## start SUPPLIED MATERIAL

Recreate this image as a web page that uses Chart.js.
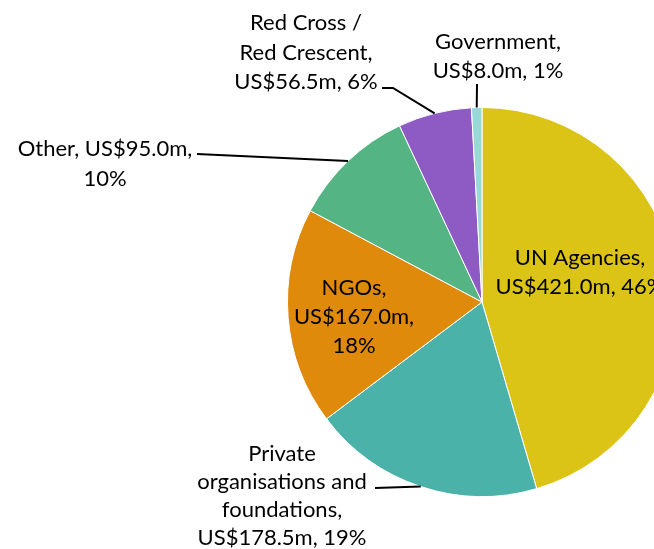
<!DOCTYPE html>
<html>
<head>
<meta charset="utf-8">
<script src="https://cdn.jsdelivr.net/npm/chart.js@4.4.1/dist/chart.umd.min.js"></script>
<style>
    html, body { margin: 0; padding: 0; background: #fff; overflow: hidden; }
    #wrap { position: absolute; left: 0; top: 0; width: 700px; height: 549px; }
</style>
</head>
<body>
<div id="wrap"><canvas id="pie" width="700" height="549"></canvas></div>
<script>
    // Data
    var categories = ["UN Agencies", "Private organisations and foundations", "NGOs", "Other", "Red Cross / Red Crescent", "Government"];
    var amounts = [421.0, 178.5, 167.0, 95.0, 56.5, 8.0];   // US$ millions
    var shares = [46, 19, 18, 10, 6, 1];                    // % as printed on the labels
    var colors = ["#DCC416", "#4BB2AA", "#DF8A0A", "#55B484", "#8E5BC5", "#98D8D6"];

    // Label layout: text lines ({v} = value, {p} = percent), centre x, first baseline, line step, leader line start
    var labelLayout = [
        { lines: ["UN Agencies,", "{v}, {p}"], x: 580, y: 265, step: 29 },
        { lines: ["Private", "organisations and", "foundations,", "{v}, {p}"], x: 282, y: 461, step: 28, leader: [[375, 488]] },
        { lines: ["NGOs,", "{v},", "{p}"], x: 354, y: 295, step: 29 },
        { lines: ["Other, {v},", "{p}"], x: 105, y: 156, step: 29.5, leader: [[197, 154]] },
        { lines: ["Red Cross /", "Red Crescent,", "{v}, {p}"], x: 306, y: 30, step: 29.5, leader: [[382, 88], [393, 88]] },
        { lines: ["Government,", "{v}, {p}"], x: 498, y: 49, step: 29, leader: [[477, 84]] }
    ];

    var pieLabels = {
        id: "pieLabels",
        afterDatasetsDraw: function (chart) {
            var ctx = chart.ctx;
            var arcs = chart.getDatasetMeta(0).data;
            ctx.save();
            // leader lines
            ctx.strokeStyle = "#000";
            ctx.lineWidth = 2;
            labelLayout.forEach(function (lay, i) {
                if (!lay.leader) return;
                var a = arcs[i];
                var mid = (a.startAngle + a.endAngle) / 2;
                ctx.beginPath();
                ctx.moveTo(lay.leader[0][0], lay.leader[0][1]);
                for (var k = 1; k < lay.leader.length; k++) {
                    ctx.lineTo(lay.leader[k][0], lay.leader[k][1]);
                }
                ctx.lineTo(a.x + Math.cos(mid) * a.outerRadius, a.y + Math.sin(mid) * a.outerRadius);
                ctx.stroke();
            });
            // text
            ctx.fillStyle = "#000";
            ctx.font = "22px 'Lato', 'Liberation Sans', sans-serif";
            ctx.textAlign = "center";
            ctx.textBaseline = "alphabetic";
            labelLayout.forEach(function (lay, i) {
                var v = "US$" + amounts[i].toFixed(1) + "m";
                var p = shares[i] + "%";
                lay.lines.forEach(function (t, j) {
                    var txt = t.replace("{v}", v).replace("{p}", p);
                    ctx.fillText(txt, lay.x, lay.y + j * lay.step);
                });
            });
            ctx.restore();
        }
    };

    var ctx1 = document.getElementById("pie").getContext("2d");
    var myPie = new Chart(ctx1, {
        type: "pie",
        data: {
            labels: categories,
            datasets: [{
                data: amounts,
                backgroundColor: colors,
                borderColor: "#ffffff",
                borderWidth: 1
            }]
        },
        options: {
            responsive: false,
            animation: false,
            layout: { padding: { left: 287, right: 23, top: 107, bottom: 52 } },
            plugins: {
                legend: { display: false },
                tooltip: { enabled: false }
            }
        },
        plugins: [pieLabels]
    });
</script>
</body>
</html>
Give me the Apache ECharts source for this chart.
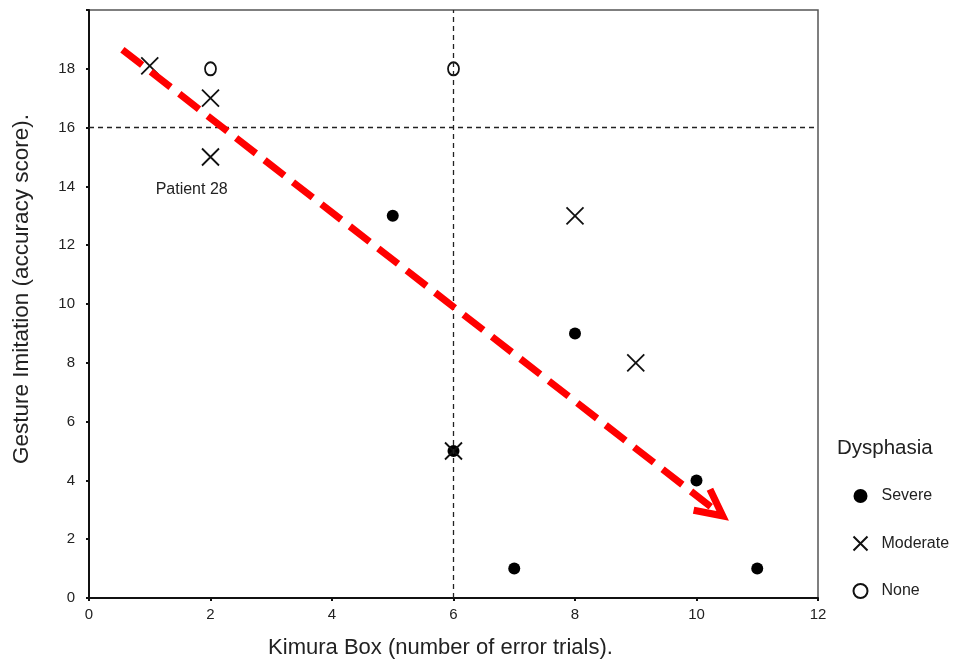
<!DOCTYPE html>
<html><head><meta charset="utf-8">
<script src="https://cdn.jsdelivr.net/npm/echarts@6/dist/echarts.min.js"></script>
<style>html,body{margin:0;padding:0;background:#fff}#c{width:956px;height:663px}</style>
</head><body><div id="c"></div>
<script>
const xTicks = [0, 2, 4, 6, 8, 10, 12];
const yTicks = [0, 2, 4, 6, 8, 10, 12, 14, 16, 18];
const severe = [[5, 13], [8, 9], [6, 5], [10, 4], [7, 1], [11, 1]];
const moderate = [[1, 18.1], [2, 17], [2, 15], [8, 13], [9, 8], [6, 5]];
const none = [[2, 18], [6, 18]];
const refX = 6;
const refY = 16;
const arrowStart = [0.55, 18.65];
const arrowEnd = [10.3, 3.0];
const annotation = {text: 'Patient 28', pos: [1.69, 13.9]};

const font = 'Liberation Sans, Arial, Helvetica, sans-serif';
const xPath = 'path://M0,0L10,10M10,0L0,10';
const chevron = 'path://M15,0L30,30L24.2,32.9L15,14.5L5.8,32.9L0,30Z';

const chart = echarts.init(document.getElementById('c'));
chart.setOption({
  animation: false,
  textStyle: {fontFamily: font},
  title: {text: 'Dysphasia', left: 832, top: 433, textStyle: {fontFamily: font, fontSize: 20.5, fontWeight: 'normal', color: '#222'}},
  legend: {
    orient: 'vertical', left: 846, top: 483, itemGap: 30, itemWidth: 16, itemHeight: 14,
    textStyle: {fontFamily: font, fontSize: 16, color: '#222', padding: [0, 0, 0, 8]},
    data: ['Severe', 'Moderate', 'None']
  },
  grid: {left: 89, right: 138, top: 10, bottom: 65, show: true, borderColor: '#555', borderWidth: 1.5, outerBoundsMode: 'none'},
  xAxis: {
    type: 'value', min: 0, max: 12, interval: 2,
    name: 'Kimura Box (number of error trials).', nameLocation: 'middle', nameGap: 39,
    nameTextStyle: {fontFamily: font, fontSize: 22, color: '#222', padding: [0, 26, 0, 0]},
    axisLine: {show: true, lineStyle: {color: '#111', width: 2}},
    axisTick: {show: true, length: 3, lineStyle: {color: '#111', width: 2}},
    axisLabel: {fontSize: 15, color: '#222', margin: 9},
    splitLine: {show: false}
  },
  yAxis: {
    type: 'value', min: 0, max: 20, interval: 2,
    name: 'Gesture Imitation (accuracy score).', nameLocation: 'middle', nameGap: 56,
    nameTextStyle: {fontFamily: font, fontSize: 22.5, color: '#222', padding: [0, 0, 0, 30]},
    axisLine: {show: true, lineStyle: {color: '#111', width: 2}},
    axisTick: {show: true, length: 3, lineStyle: {color: '#111', width: 2}},
    axisLabel: {fontSize: 15, color: '#222', margin: 14, formatter: v => yTicks.includes(v) ? String(v) : ''},
    splitLine: {show: false}
  },
  series: [
    {
      name: 'Severe', type: 'scatter', data: severe, symbol: 'circle', symbolSize: 12,
      itemStyle: {color: '#000', opacity: 1}, z: 3,
      markLine: {
        silent: true, symbol: 'none', label: {show: false},
        lineStyle: {color: '#222', type: [5, 4], width: 1.3},
        data: [{xAxis: refX}, {yAxis: refY}]
      }
    },
    {
      name: 'Moderate', type: 'scatter', data: moderate, symbol: xPath, symbolSize: 17,
      itemStyle: {color: 'none', borderColor: '#111', borderWidth: 1.8, opacity: 1}, z: 4
    },
    {
      name: 'None', type: 'scatter', data: none, symbol: 'circle', symbolSize: [11, 13],
      itemStyle: {color: '#fff', borderColor: '#111', borderWidth: 1.9, opacity: 1}, z: 4,
      markLine: {
        silent: true, symbol: ['none', chevron], symbolSize: [33, 36],
        label: {show: false},
        lineStyle: {color: '#ff0000', type: [25, 11], width: 7, opacity: 1},
        itemStyle: {color: '#ff0000'},
        data: [[{coord: arrowStart}, {coord: arrowEnd}]]
      },
      markPoint: {
        silent: true, symbol: 'rect', symbolSize: 1, itemStyle: {color: 'rgba(0,0,0,0)'},
        label: {show: true, formatter: annotation.text, fontSize: 16, color: '#222', fontFamily: font},
        data: [{coord: annotation.pos}]
      }
    }
  ]
});
</script></body></html>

## end SUPPLIED MATERIAL

Lines containing the string "this" are to be selected and copied.

### EXPECTED ANSWER
Recreate this image as a web page that uses Chart.js.
Give me the Apache ECharts source for this chart.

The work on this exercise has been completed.